NEWS

Dumb Cops of the Year
Brian Cathcart: Avon and Somerset police win Dumb Cops of the Year
05 Jan 11

If it’s true that Avon and Somerset police excluded ITV News from its Joanna Yeates inquiry briefing today in response to criticisms on last night’s News at Ten, then the Dumb Cop of the Year award is sorted with only days of 2011 gone.

It is so obviously unacceptable for a public service such as the police to exclude representatives of a public service broadcaster that a demeaning apology cannot be far behind.

It’s the sort of crass news management I associate with the Nixon presidency in the 1970s, and the sort of behaviour we might expect from a spoiled and sulking schoolgirl.

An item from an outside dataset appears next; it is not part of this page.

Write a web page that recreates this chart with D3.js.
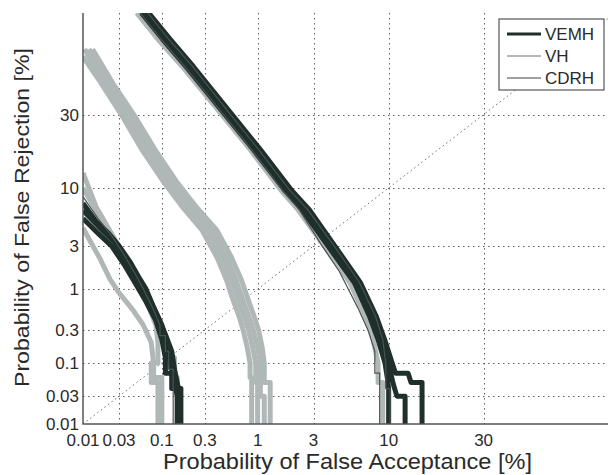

Not, it should be said, that the general business of access to briefings, press conferences and interviews is remotely transparent, or managed in the interests of news consumers. Heavy-hitting interviewers such as Lynn Barber and Simon Hattenstone are used to being blacklisted by movie stars and movie studios, and PR agencies always have journalists they deal with and journalists they don’t.

To take a really big example of selection and exclusion in news delivery, the BBC and Sky are probably still cross that Prince William and Kate Middleton gave their engagement interview to ITV’s Tom Bradby, a reporter they apparently find sympathetic. Ideally, picking which reporter does which job is the editor’s job.

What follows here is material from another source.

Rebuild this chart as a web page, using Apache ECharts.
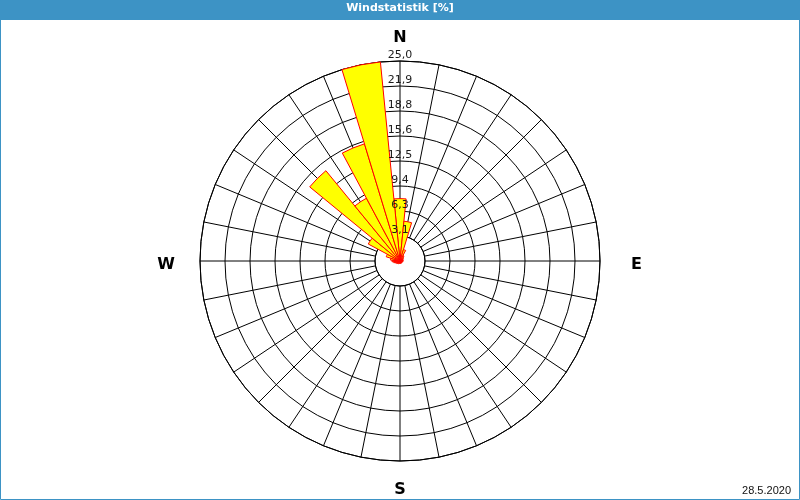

The police, with their often generously staffed PR departments, are not immune to the selection impulse, but in my experience it is normally possible for a reputable reporter, or one working for a reputable organisation, to gain access to police press conferences. Deliberate filtering on the grounds that you have a record of criticising the police is, I think, as unusual as it is indefensible.

The rules are different, of course, for other useful forms of access such as one-to-one interviews, off-the-record briefings and tip-offs. These depend on trust between officers and reporters, the kind of relationship that journalists always need to be be wary of.